Establish governance for training ownership, reinforcement, and adoption measurement
Training governance should be formalized within the ERP program structure. Executive sponsors should define adoption as a business outcome, not a learning event. The PMO, process owners, IT, and operational leaders need clear accountability for curriculum approval, attendance, environment readiness, super-user coverage, and post-go-live support. Without governance, training becomes fragmented and local managers revert to legacy practices.
Adoption metrics should go beyond course completion. Construction organizations should track field transaction timeliness, percentage of daily logs submitted on time, labor entry accuracy, purchase order compliance, invoice exception rates, change order cycle time, and help desk trends by role and project. These measures show whether training is translating into operational discipline.
- Assign executive ownership for adoption targets tied to project controls, financial close, and field reporting compliance.
- Require process owners to approve training content against the future-state operating model.
- Use super-users from both field operations and back-office functions to support hypercare.
- Monitor adoption dashboards weekly for the first 8 to 12 weeks after deployment.
- Escalate recurring workarounds as process or configuration issues, not only user performance issues.
Plan onboarding and reinforcement as a continuous deployment capability
Construction firms often focus heavily on initial go-live training and underinvest in ongoing onboarding. That creates problems when new project teams mobilize, seasonal labor changes occur, acquisitions are integrated, or additional ERP modules are deployed. A mature ERP training model operates as a repeatable capability with standardized learning paths, role certifications, and update cycles tied to system releases and process changes.
For enterprise contractors, this is especially important when projects start in waves across geographies. New superintendents or project engineers should not rely on informal peer instruction. They should enter a structured onboarding path that covers mobile reporting, cost accountability, procurement controls, and escalation procedures. Back-office hires should receive training on project accounting dependencies, approval governance, and reporting standards. This reduces variation and supports scalability.
Executive recommendations for improving field adoption and back-office coordination
Executives should treat construction ERP training as an operating model investment. The objective is not simply to teach software usage. It is to create reliable execution across jobsites, regional offices, and corporate functions. That requires visible sponsorship from operations and finance leadership, disciplined process ownership, and deployment decisions that prioritize usability in the field without weakening internal controls.
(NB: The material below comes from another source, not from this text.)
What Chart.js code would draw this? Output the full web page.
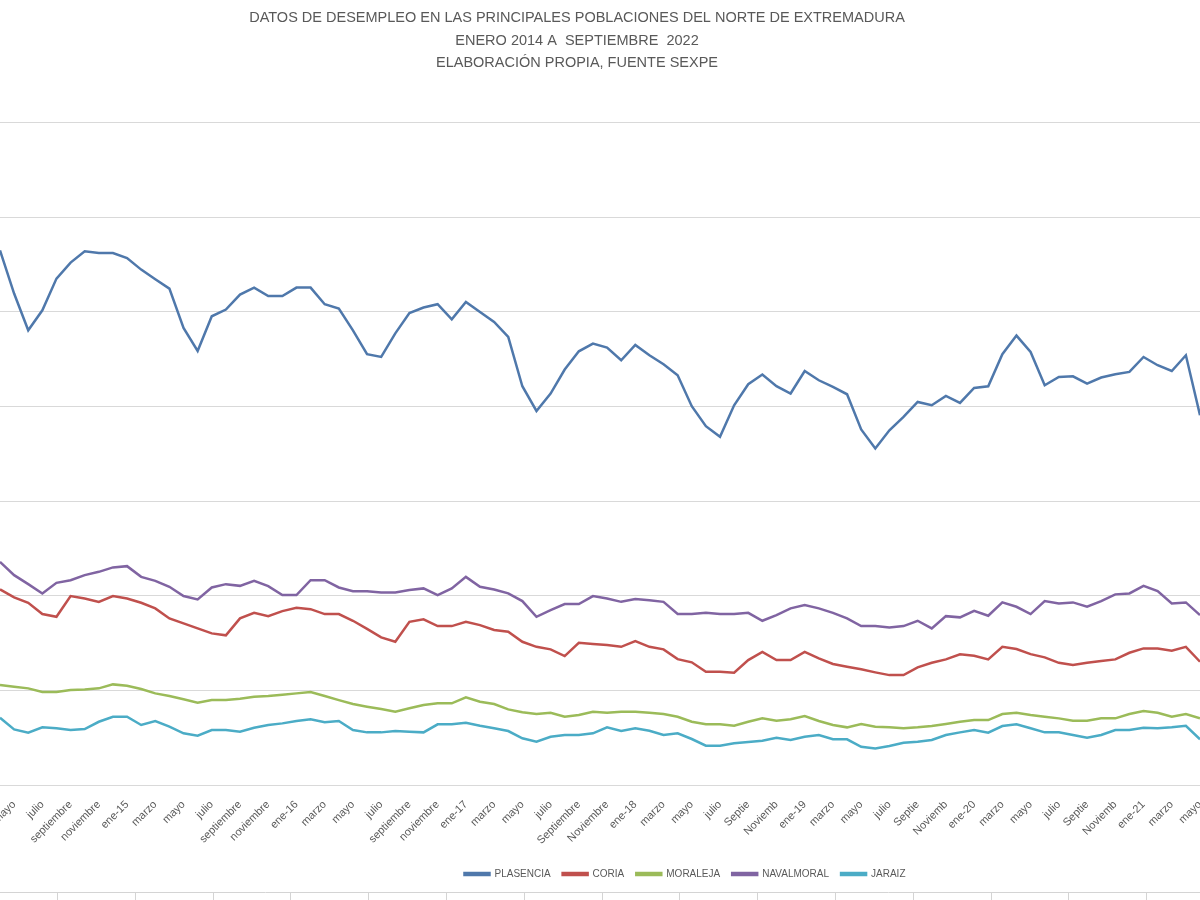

Organizations that perform well in this area usually make five strategic choices. They standardize a manageable set of workflows, train by role and scenario, validate mobile usability in live field conditions, measure adoption through operational KPIs, and maintain post-go-live reinforcement through super-users and structured onboarding. These practices improve data quality, reduce friction between project teams and finance, and strengthen the value realization of the ERP program.